Dans une publication l’an dernier, l’économiste John O. Blackburn, de la Duke University, allait plus loin encore : pour lui, l’année 2010 a représenté un tournant historique car les coûts de production du solaire et du nucléaire se sont croisés, autour de 0,16 dollar par Kilowatt heure. Mark Cooper, du Vermont Law School’s Institute for Energy and Environment, confirme que le coût des énergies renouvelables ne cesse de baisser tandis que celui du nucléaire est stable, voire en augmentation depuis huit ans. Ces calculs sont contestables, tant le chiffrage du coût global de l’atome reste sujet à débats. Mais ils écornent l’image d’un nucléaire bon marché et d’un solaire hors de portée.

Technologie en progrès

Plusieurs phénomènes expliquent l’accélération des ENR. La technologie ne cesse de progresser plus vite que prévu : rendement des cellules, diamètre des pales d’éolienne, efficacité des échangeurs de chaleur… En parallèle, les prix s’effondrent, explique Arnaud Chaperon, directeur électricité et nouvelles énergies de Total. La concurrence par les fournisseurs asiatiques des spécialistes européens a provoqué une forte augmentation des capacités industrielles. La crise, elle, a fait chuter la demande et le prix des équipements.  « On commence à voir des panneaux solaires à moins d’un euro le watt,  les prix ne remonteront pas », pense Arnaud Chaperon.

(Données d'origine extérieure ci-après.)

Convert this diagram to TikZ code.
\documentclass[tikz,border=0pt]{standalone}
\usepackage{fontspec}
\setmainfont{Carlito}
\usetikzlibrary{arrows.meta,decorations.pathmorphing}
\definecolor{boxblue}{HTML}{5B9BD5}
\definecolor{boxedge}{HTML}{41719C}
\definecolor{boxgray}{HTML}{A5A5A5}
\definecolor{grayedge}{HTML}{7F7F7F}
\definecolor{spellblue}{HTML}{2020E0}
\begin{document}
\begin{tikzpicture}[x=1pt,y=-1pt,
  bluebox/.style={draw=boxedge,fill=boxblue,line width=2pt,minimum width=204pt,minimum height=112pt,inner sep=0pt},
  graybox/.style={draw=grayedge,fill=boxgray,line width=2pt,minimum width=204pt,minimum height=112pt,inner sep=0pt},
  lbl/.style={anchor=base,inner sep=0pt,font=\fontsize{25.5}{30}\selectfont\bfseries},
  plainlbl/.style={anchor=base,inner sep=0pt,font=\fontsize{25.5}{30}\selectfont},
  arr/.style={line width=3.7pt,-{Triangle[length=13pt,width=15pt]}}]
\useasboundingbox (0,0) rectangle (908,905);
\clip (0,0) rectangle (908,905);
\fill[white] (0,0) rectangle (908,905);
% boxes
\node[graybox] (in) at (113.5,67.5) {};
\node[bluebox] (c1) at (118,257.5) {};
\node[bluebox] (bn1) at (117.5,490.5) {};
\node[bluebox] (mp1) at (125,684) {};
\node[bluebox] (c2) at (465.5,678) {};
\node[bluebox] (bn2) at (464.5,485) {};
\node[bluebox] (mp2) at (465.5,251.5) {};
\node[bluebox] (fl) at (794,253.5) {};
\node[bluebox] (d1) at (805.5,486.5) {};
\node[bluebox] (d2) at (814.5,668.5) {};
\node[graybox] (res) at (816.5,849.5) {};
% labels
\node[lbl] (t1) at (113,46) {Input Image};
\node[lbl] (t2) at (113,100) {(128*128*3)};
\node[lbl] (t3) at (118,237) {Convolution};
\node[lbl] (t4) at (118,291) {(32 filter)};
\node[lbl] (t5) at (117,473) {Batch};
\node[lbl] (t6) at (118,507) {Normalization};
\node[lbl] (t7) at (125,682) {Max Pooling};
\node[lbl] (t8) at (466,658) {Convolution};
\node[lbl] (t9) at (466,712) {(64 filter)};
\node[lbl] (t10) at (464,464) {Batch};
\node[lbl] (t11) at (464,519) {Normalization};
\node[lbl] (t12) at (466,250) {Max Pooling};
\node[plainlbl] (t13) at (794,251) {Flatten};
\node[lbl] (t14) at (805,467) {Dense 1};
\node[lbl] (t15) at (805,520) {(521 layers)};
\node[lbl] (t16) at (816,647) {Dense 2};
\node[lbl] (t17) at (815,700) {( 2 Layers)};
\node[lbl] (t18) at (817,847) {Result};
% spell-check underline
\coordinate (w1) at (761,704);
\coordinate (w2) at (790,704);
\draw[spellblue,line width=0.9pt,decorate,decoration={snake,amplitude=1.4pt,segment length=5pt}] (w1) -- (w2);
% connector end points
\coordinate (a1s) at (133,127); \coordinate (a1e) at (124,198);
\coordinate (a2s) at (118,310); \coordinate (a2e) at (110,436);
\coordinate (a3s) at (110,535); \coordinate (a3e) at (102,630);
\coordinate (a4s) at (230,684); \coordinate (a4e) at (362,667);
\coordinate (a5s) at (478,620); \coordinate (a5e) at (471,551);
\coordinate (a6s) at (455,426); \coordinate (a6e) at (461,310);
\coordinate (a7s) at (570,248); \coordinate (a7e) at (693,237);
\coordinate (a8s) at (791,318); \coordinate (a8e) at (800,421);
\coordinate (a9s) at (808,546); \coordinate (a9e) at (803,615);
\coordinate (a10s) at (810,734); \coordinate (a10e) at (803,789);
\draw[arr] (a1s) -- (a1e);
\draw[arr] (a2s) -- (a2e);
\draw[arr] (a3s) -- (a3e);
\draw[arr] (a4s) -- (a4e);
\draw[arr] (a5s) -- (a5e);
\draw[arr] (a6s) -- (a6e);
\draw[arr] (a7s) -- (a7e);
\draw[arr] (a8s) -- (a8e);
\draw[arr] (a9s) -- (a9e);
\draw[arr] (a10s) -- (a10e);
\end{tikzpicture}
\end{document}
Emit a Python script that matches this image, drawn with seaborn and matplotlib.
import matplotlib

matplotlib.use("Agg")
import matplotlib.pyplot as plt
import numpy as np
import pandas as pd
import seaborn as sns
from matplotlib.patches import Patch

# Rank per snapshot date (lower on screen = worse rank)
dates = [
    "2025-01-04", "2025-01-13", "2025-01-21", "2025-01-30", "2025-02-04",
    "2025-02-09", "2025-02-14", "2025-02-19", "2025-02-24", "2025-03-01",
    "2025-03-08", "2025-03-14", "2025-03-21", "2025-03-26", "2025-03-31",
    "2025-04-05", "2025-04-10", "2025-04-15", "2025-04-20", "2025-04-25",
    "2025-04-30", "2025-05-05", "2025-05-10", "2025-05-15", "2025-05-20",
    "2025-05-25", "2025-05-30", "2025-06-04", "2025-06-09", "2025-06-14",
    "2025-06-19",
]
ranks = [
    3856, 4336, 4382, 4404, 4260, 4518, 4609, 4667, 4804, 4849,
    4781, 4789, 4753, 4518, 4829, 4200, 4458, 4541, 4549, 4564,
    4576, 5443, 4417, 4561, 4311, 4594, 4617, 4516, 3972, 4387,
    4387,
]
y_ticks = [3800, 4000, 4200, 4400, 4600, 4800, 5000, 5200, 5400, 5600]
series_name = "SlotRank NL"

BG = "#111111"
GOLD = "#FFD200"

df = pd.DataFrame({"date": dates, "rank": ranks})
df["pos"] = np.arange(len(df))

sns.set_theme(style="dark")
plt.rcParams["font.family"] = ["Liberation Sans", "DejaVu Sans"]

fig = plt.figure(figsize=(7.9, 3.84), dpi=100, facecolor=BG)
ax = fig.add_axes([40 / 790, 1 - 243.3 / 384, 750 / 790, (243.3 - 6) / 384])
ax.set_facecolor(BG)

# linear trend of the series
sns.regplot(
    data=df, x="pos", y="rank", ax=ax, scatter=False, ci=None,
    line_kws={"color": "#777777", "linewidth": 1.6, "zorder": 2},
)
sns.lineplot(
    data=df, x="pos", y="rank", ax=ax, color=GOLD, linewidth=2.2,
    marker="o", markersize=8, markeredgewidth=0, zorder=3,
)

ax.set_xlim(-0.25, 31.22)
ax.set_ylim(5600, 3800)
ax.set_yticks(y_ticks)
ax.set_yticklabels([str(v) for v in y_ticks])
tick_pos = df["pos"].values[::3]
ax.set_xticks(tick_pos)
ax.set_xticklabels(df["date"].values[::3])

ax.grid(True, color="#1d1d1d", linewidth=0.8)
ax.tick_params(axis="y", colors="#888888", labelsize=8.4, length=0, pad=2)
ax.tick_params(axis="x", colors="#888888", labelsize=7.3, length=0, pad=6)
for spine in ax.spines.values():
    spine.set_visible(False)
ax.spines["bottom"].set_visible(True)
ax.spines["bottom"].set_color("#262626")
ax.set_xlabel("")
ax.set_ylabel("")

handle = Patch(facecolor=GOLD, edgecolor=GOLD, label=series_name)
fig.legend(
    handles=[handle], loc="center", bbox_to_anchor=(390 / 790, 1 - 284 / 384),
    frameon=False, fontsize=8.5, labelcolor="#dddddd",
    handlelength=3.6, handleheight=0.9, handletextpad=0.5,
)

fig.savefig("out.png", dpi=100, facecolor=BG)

Les experts préviennent toutefois que cette baisse du coût global ne suffira pas à bouleverser le marché.  Comme le rappelle Sven Teske, ces sources exigent des investissements de départ plus lourds que ne peuvent pas fournir de nombreux utilisateurs, pour qui il reste plus facile de payer un carburant au jour le jour, même si le coût global est supérieur. « Une centrale thermique à cycle combiné implique d’investir deux fois moins qu’un barrage et jusqu’à trois fois moins qu’en éolien, ou quatre fois moins qu’en PV », insiste Bernard Chabot. Arnaud Chaperon ne se fait pas d’illusions non plus sur les freins qui ne manqueront pas de se lever partout quand les ENR décolleront pour de bon.